Trois ans plus tard, en 2025, on est enregistrés comme un OBNL. On a nos patchs officielles. On a un membre de plus dans le Conseil Administratif, Jules, qui est une vraie star, et une douzaine de motos à chaque sortie.
On a fait des centaines de kilomètres ensemble, vécu des débauches, des orages, des fous rires. Et on trippe toujours un peu plus fort chaque saison.
Aujourd’hui, les Durs à Queer, c’est une famille choisie. Une gang qui roule ensemble, qui se soutient, qui veut ouvrir de la place dans un monde encore trop souvent perçu comme macho, fermé, rigide. On veut que d’autres puissent nous voir et se dire : « Moi aussi, j’ai une place ici. » Et ils auront raison.

Être une femme Queer dans le monde de la moto
On va se le dire : le monde de la moto peut encore être rough. Pas tout le monde est prêt à accepter des identités comme les nôtres avec ouverture. Mais chaque fois qu’on roule ensemble, qu’on arrive à un événement avec nos patchs, nos sourires et nos casques pleins de stickers colorés, on envoie un message : on est là, on est fiers, on mérite notre place, et on n’a pas besoin de permission.
Être une femme Queer dans cet univers, c’est parfois avoir à prouver qu’on a notre place. Mais c’est aussi, de plus en plus, recevoir de la reconnaissance, de la curiosité, du respect.
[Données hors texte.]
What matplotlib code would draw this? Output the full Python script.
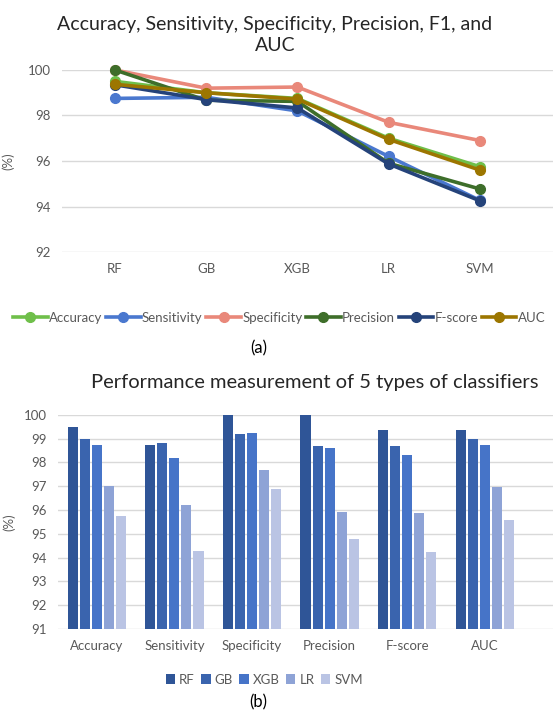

Il y a du chemin à faire, c’est sûr. Mais chaque personne qui vient nous jaser pendant un évènement pour dire « Wow on avait besoin de ça! », ça nous rappelle pourquoi on fait ça.

Rouler pour exister
La moto, pour moi, c’est plus qu’un moyen de transport. C’est une manière de vivre. Un acte de résistance douce. Une déclaration d’amour à la liberté, à la différence, à la beauté du moment présent. C’est là que je me sens la plus vivante, la plus honnête, la plus moi.
J’ai mes meilleures idées sur ma Sportster, et c’est aussi comme ça que je vais chercher ma clarté quand les pensées deviennent un peu plus mêlées.
Alors si tu me croises sur la route, avec ma gang, des étincelles dans les yeux et un grand sourire dans mon casque : fais-moi un salut. On se connaît peut-être pas, mais on fait partie de la même ride.